There were other such near-misses, including when the Russians confused Able Archer, a Nato exercise, with a genuine plan, as dramatised in the Deutschland 83 TV series. In today’s far more complex world, and with paranoid tinpot dictatorships such as North Korea now able to inflict immense carnage, it will be even easier for countries to blunder into total war.


The fact that Russia has performed so poorly on the Ukrainian battlefield is good news, but should not lull us into a false sense of security. With the exception of Germany, the West has performed well, backing Ukraine in a forceful yet judicious manner, but other nations such as India, Pakistan and China have snubbed these efforts. Plenty of emerging powers would like to retain the option to invade one of their neighbours – Taiwan being the obvious flashpoint – and are no longer prepared to defer to the West. The post-1945 consensus has withered, as have most of the institutions that allowed rival states to semi-manage their disputes, not least the decrepit UN. Imperialism is back, as is the civilisation state. India and Pakistan are armed to the teeth and at odds on much.


The world is becoming more, rather than less, dangerous: there are plenty of other wannabe Putins, and they are better equipped to sow death and destruction. Bioterrorism is a growing worry: why are “gain of function” studies still tolerated?

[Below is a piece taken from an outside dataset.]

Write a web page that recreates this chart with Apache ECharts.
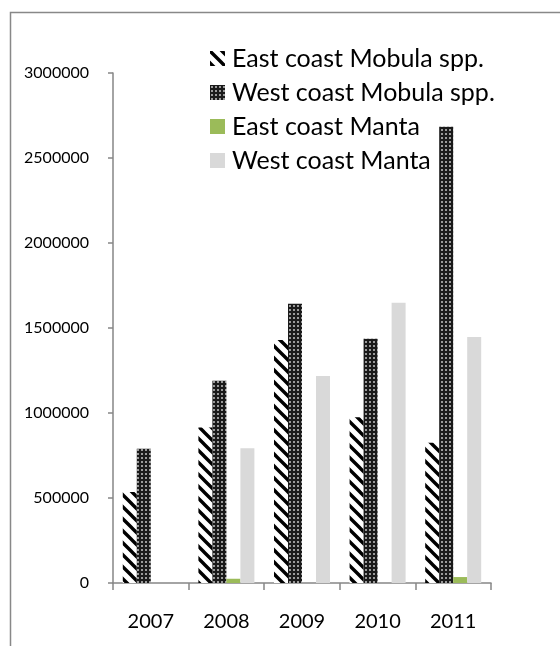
<!DOCTYPE html>
<html>
<head>
<meta charset="utf-8">
<script src="https://cdn.jsdelivr.net/npm/echarts@6/dist/echarts.min.js"></script>
<style>
html,body{margin:0;padding:0;background:#fff;}
#chart{width:560px;height:646px;}
</style>
</head>
<body>
<div id="chart"></div>
<script>
var years = ['2007', '2008', '2009', '2010', '2011'];
var seriesNames = ['East coast Mobula spp.', 'West coast Mobula spp.', 'East coast Manta', 'West coast Manta'];
var eastMobula = [535000, 915000, 1430000, 975000, 825000];
var westMobula = [790000, 1190000, 1642000, 1437000, 2684000];
var eastManta = [0, 25000, 0, 0, 35000];
var westManta = [0, 792000, 1218000, 1648000, 1447000];
var yTicks = [0, 500000, 1000000, 1500000, 2000000, 2500000, 3000000];

function stripePattern() {
  var c = document.createElement('canvas');
  c.width = 12; c.height = 12;
  var g = c.getContext('2d');
  g.fillStyle = '#ffffff';
  g.fillRect(0, 0, 12, 12);
  g.strokeStyle = '#000000';
  g.lineWidth = 3.4;
  g.beginPath();
  g.moveTo(-3, -3); g.lineTo(15, 15);
  g.moveTo(-3, 9); g.lineTo(3, 15);
  g.moveTo(9, -3); g.lineTo(15, 3);
  g.stroke();
  return c;
}
function dotPattern() {
  var c = document.createElement('canvas');
  c.width = 4; c.height = 4;
  var g = c.getContext('2d');
  g.fillStyle = '#1a1a1a';
  g.fillRect(0, 0, 4, 4);
  g.fillStyle = '#9a9a9a';
  g.fillRect(1, 1, 2, 2);
  return c;
}

var chart = echarts.init(document.getElementById('chart'), null, {renderer: 'canvas'});
var font = 'Lato, "Open Sans", sans-serif';
var colors = [
  {image: stripePattern(), repeat: 'repeat'},
  {image: dotPattern(), repeat: 'repeat'},
  '#9BBB59',
  '#D9D9D9'
];
var dataSets = [eastMobula, westMobula, eastManta, westManta];

chart.setOption({
  animation: false,
  backgroundColor: '#ffffff',
  graphic: [{
    type: 'rect',
    shape: {x: 10.5, y: 12.5, width: 620, height: 700},
    style: {fill: 'none', stroke: '#888888', lineWidth: 1.5},
    z: -1
  }],
  legend: {
    orient: 'vertical',
    left: 210,
    top: 46,
    padding: 0,
    itemWidth: 15,
    itemHeight: 15,
    itemGap: 9,
    icon: 'rect',
    data: seriesNames,
    textStyle: {fontFamily: font, fontSize: 25, color: '#000', lineHeight: 25, padding: [0, 0, 0, 2]}
  },
  grid: {left: 113, right: 69, top: 73, bottom: 63, containLabel: false},
  xAxis: {
    type: 'category',
    data: years,
    axisLine: {lineStyle: {color: '#868686', width: 1.5}},
    axisTick: {show: true, length: 7, lineStyle: {color: '#868686', width: 1.5}},
    axisLabel: {fontFamily: font, fontSize: 20, color: '#000', margin: 29}
  },
  yAxis: {
    type: 'value',
    min: yTicks[0],
    max: yTicks[yTicks.length - 1],
    interval: yTicks[1] - yTicks[0],
    axisLine: {show: true, lineStyle: {color: '#868686', width: 1.5}},
    axisTick: {show: true, length: 5, lineStyle: {color: '#868686', width: 1.5}},
    splitLine: {show: false},
    axisLabel: {fontFamily: font, fontSize: 16, color: '#000', margin: 24, formatter: function (v) { return String(v); }}
  },
  series: seriesNames.map(function (n, i) {
    return {
      name: n,
      type: 'bar',
      data: dataSets[i],
      barWidth: 14,
      barGap: '0%',
      itemStyle: {color: colors[i]}
    };
  })
});
</script>
</body>
</html>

A major cyber-attack or assault on transatlantic cables could be so devastating to an internet-based economy as to be seen as a declaration of war.


During the Cold War, the US believed it had successfully deterred the Soviet use of nuclear weaponry thanks to its Mutually Assured Destruction doctrine, but historians who have read declassified Moscow documents realise that this was delusional. The USSR was planning to use nukes tactically early on in any conflict with Nato. Does such thinking persist in Moscow today, or in any other nuclear power? How would we respond to an “accidental” conventional bombardment of a target in Poland? Or the tactical use of nuclear weapons by Russia in Ukraine?

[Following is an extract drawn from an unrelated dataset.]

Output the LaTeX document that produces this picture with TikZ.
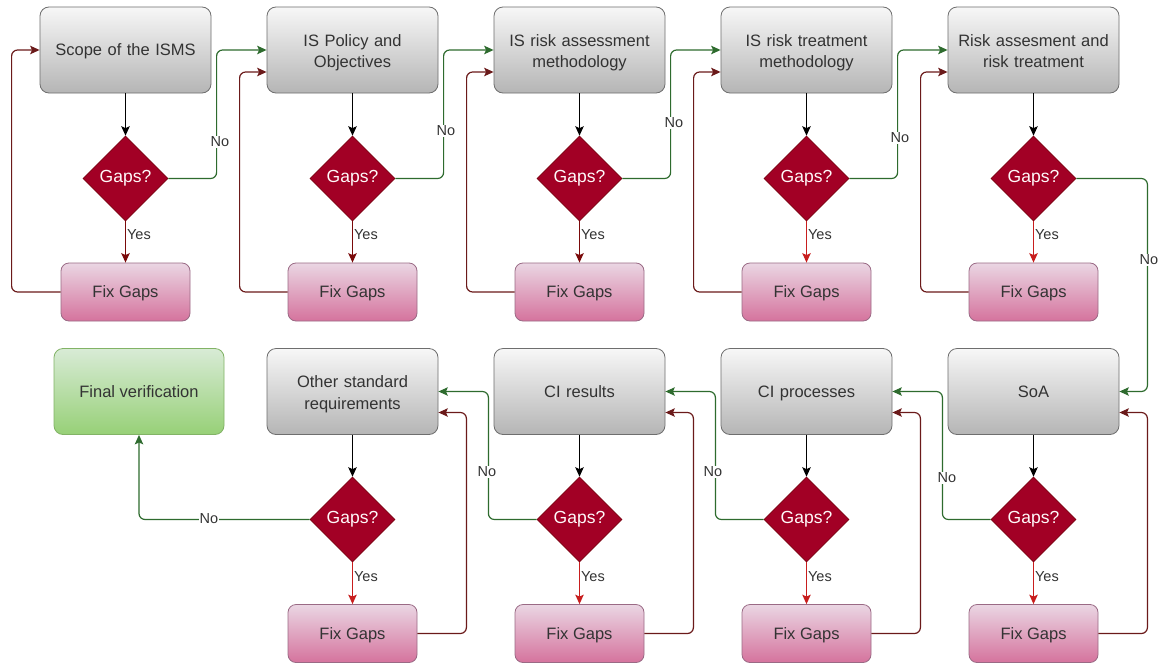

Our pseudo-rational West continues to misunderstand how despotic leaders calculate what is in their best interests, why high-stakes gambles might make sense to them and how the West itself is being misread by others. We are too influenced by low-grade game theory, and keep dismissing the possibility of another world war as “unthinkable”.


The classic example, as recounted by Keith Payne in his seminal The Fallacies of Cold War Deterrence and a New Direction, is when Dean Acheson told Roosevelt in August 1941, four months prior to Pearl Harbor, that “no rational Japanese could believe an attack on us could result in anything but disaster for his country”. Acheson was right that it would end terribly for Tokyo, but he miscalculated fatally by not realising that the Japanese establishment had convinced itself that it was actually “doomed” if it didn’t attack. It believed it had no choice – Putin, head of an evil, declining gangster state, may have had similar thoughts.

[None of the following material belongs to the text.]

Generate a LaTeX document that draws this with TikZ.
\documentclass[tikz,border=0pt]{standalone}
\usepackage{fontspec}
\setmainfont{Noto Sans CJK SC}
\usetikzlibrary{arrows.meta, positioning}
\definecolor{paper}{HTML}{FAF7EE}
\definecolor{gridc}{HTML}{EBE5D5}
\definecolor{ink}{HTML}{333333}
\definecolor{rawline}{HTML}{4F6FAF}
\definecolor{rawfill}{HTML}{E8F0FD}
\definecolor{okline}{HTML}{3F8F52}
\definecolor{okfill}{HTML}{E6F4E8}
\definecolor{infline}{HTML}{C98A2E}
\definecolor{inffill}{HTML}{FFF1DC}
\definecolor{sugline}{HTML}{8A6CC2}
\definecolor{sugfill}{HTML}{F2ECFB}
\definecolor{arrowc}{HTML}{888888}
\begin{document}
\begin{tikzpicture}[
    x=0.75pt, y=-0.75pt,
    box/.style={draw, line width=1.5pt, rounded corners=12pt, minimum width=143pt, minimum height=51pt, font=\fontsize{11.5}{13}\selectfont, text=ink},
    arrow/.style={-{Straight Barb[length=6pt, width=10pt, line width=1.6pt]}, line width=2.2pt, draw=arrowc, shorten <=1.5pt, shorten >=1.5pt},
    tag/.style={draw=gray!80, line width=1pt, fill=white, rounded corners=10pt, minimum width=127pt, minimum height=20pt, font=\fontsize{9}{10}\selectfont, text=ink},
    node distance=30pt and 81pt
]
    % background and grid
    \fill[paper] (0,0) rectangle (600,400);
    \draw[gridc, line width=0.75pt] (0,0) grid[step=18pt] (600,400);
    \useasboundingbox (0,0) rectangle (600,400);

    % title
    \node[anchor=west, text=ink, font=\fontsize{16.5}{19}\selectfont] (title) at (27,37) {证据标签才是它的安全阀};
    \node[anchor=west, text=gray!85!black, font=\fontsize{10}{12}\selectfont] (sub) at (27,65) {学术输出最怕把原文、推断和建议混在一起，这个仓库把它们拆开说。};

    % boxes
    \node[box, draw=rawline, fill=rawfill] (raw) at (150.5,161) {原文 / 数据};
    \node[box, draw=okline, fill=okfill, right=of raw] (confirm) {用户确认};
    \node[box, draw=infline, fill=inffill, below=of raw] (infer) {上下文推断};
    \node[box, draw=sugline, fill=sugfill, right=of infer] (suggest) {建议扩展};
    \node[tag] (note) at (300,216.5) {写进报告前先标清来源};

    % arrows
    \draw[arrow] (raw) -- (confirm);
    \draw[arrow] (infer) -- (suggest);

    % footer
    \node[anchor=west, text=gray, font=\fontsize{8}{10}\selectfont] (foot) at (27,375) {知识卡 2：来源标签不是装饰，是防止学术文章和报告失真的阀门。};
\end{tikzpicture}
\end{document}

For all our modern communications, human beings still haven’t learnt to understand one another. We remain unable to get into the heads of our foes, to truly comprehend their thinking, their fears (however wrongheaded), their assumptions and their values (however disgusting). We are too abstract, insufficiently focused on personalities, and too morally arrogant, assuming Russia or China perfectly understand our politics, our knowledge, our values and our reaction functions.


We don’t grasp reasoning or impulses that are outside of our box, our ethical system. We thus keep failing to predict how rogue countries will behave. We don’t understand their perceived trade-offs. The problem, as Payne argues, is that we confuse rationality with reasonableness or with what we deem to be sensible.


A fundamental disconnect is staring us in the face: science and technology keep on improving, making war ever-more dangerous, destructive and easy, but the West’s statecraft has atrophied, together with our political institutions, our understanding of history, our diplomacy and our ability to think clearly about risk. Unless Britain, America and others dramatically up their game, the outlook for world peace is looking ever grimmer.